The existing company car tax regime came into force in April 2002, replacing a system which had been worked out on the mileage covered during the course of business travel (see panel below).

Kendrick said: “I know that when the present rules were introduced HMRC liked the idea of some private use recognition, but this was considered difficult.

“However, now with mileage capture being in vogue this is something that could be seriously considered. It would be a far fairer basis.

“The question is about whether fairness comes into the debate. Or will the Government be concerned it may impact on their tax take.”

There is also the suggestion that, as well as CO2, company car tax should take account other pollutants such as nitrogen oxides (NOx).

The UK is currently breaching European Union air-pollution limits, as set out in the 2008 Air Quality Directive, with poor air quality estimated to cause 29,000 premature deaths each year.

Tourick said: “If you are going to change the tax system for business cars, you now have a golden opportunity to base it on more than one emission, including CO2, nitrogen oxides and particulates.

“The whole system – capital allowances, lease rental  disallowance, BIK tax, national insurance and VAT – should reflect this.”

However, fleet body ACFO is wary of changing the current CO2-based regime.

It argues that it is “simple and straightforward” making it easy for fleet decision-makers and company car drivers to understand.

ACFO chairman John Pryor said: “Any tax system must be fair and equitable and ACFO believes that is the position with the current regime.

“Choice lists can be compiled and drivers can make their selections in the full knowledge of what their personal tax position will be.

“Contrast that with the previous regime, which encouraged employees to clock up mileage in pursuit of lower tax bills. That was not only unfair, but it also encouraged journeys, which contributed to traffic congestion and pollution.”

The British Vehicle Leasing and Rental Association (BVRLA) recently met with Treasury officials at a business vehicle taxation roundtable in London.

It is urging the Government to deliver a simpler, fairer company car tax regime and has made four policy recommendations to the Treasury.

They include: re-instating first year capital allowances; reversing the decision to keep the 3% diesel supplement until 2021; continuing to incentivise the purchase and use of ULEVs; and reforming BIK ratings, especially at the lower end of the emissions table.

Tourick said: “There appears to be a disconnect between the Government’s desire to encourage employees to take up low CO2 cars and the steep rise in tax that will be payable on these cars over the next few years.”

A company car driver with a vehicle emitting 1-75g/km of CO2 was taxed on 5% of the car’s list price last year and in four years’ time this will almost quadruple to 19%.

Peter Kowalczyk, fleet manager at Gamestec, believes the Government could incentivise ULEV drivers in other ways, not just through the tax regime.

“There should be a real benefit to change rather than a reduction in BIK tax,” he said.

“Free parking, free tolls, electricity rebates and free weekend public transport passes would provide a real incentive for fleets and drivers to switch to an ultra-low emission vehicle.”

David Millar, procurement manager at REL, added: “I believe that 100% electric vehicles should continue to  enjoy 0% tax for at least a few more years to help encourage their uptake.”

Whatever the future direction of company car tax, what is abundantly clear is fleets require certainty to enable long-term decision-making.

Pryor explained: “It enables company car choice lists  and vehicle selections to be made in the full knowledge of what the tax burden will be during a company car’s typical lifecycle.

“The Government must retain that policy of announcing tax rates four or even five-years in advance.”

It is exactly the reason why the fleet industry was unified in its condemnation of the chancellor’s decision to retain the 3% diesel supplement.

Pryor said: “The decision was a knee-jerk reaction to an issue external to the tax system.

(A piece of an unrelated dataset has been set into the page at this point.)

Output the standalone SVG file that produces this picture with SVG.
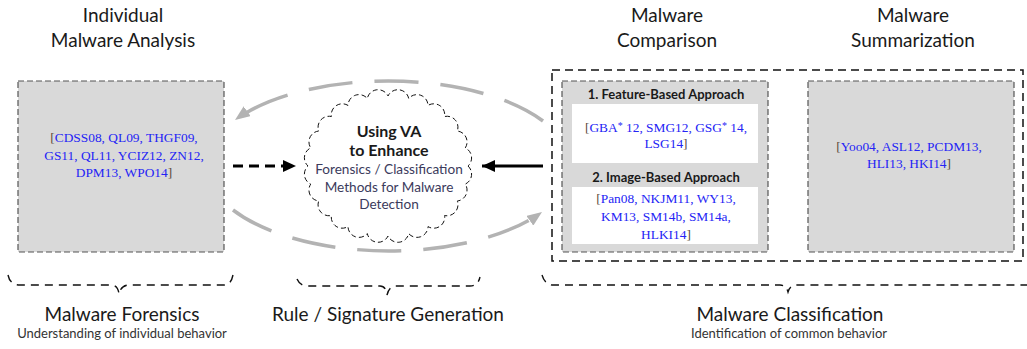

That does not aid long-term company car policy planning and undermines fleet confidence in the Government.”

How and when did the current regime start?

The Government announced its intention to reform the company car tax system in order to help protect the environment in 1999.

The details were announced in the 2000 budget and the new rules came into force in April, 2002, replacing a regime which had been worked out on the mileage covered during the course of business.

The new system was instead based on a percentage of the car’s P11D price, graduated according to its carbon dioxide (CO2) emissions.

It was designed to provide  financial incentives for employers and company car drivers to choose cars that produce lower CO2  emissions. It was also aimed at encouraging carmakers to develop and introduce greener cars.

The new rules were part of a wider package of measures aimed at tackling climate change and greenhouse gas emissions, which were introduced by the then Labour Government.